───── DATA EXTRACT
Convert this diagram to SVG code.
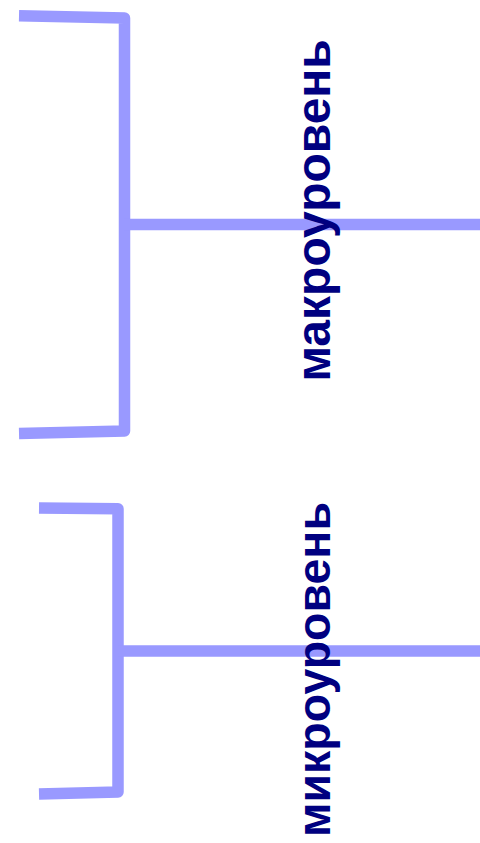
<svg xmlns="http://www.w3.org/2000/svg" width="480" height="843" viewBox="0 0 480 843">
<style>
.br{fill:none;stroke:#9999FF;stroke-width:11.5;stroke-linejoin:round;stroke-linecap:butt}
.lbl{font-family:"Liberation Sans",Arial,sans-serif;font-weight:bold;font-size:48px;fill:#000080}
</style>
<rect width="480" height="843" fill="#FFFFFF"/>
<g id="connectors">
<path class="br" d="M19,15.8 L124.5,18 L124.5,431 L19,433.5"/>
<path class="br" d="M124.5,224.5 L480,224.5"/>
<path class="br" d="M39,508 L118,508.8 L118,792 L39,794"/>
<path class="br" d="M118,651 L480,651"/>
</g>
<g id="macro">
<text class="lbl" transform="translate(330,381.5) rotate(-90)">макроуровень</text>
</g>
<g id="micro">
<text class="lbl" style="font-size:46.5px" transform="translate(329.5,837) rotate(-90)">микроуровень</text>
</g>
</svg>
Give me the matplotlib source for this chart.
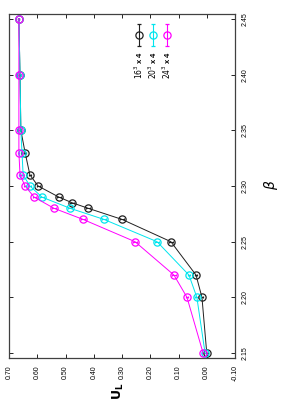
──────────
• _WHAT THE TASK REQUIRES_:
Quote the data above in full, leaving out the pictures it holds.

• _TASK SOLUTION_:
Convert this diagram to SVG code.
<svg xmlns="http://www.w3.org/2000/svg" width="480" height="843" viewBox="0 0 480 843">
<style>
.br{fill:none;stroke:#9999FF;stroke-width:11.5;stroke-linejoin:round;stroke-linecap:butt}
.lbl{font-family:"Liberation Sans",Arial,sans-serif;font-weight:bold;font-size:48px;fill:#000080}
</style>
<rect width="480" height="843" fill="#FFFFFF"/>
<g id="connectors">
<path class="br" d="M19,15.8 L124.5,18 L124.5,431 L19,433.5"/>
<path class="br" d="M124.5,224.5 L480,224.5"/>
<path class="br" d="M39,508 L118,508.8 L118,792 L39,794"/>
<path class="br" d="M118,651 L480,651"/>
</g>
<g id="macro">
<text class="lbl" transform="translate(330,381.5) rotate(-90)">макроуровень</text>
</g>
<g id="micro">
<text class="lbl" style="font-size:46.5px" transform="translate(329.5,837) rotate(-90)">микроуровень</text>
</g>
</svg>
Give me the matplotlib source for this chart.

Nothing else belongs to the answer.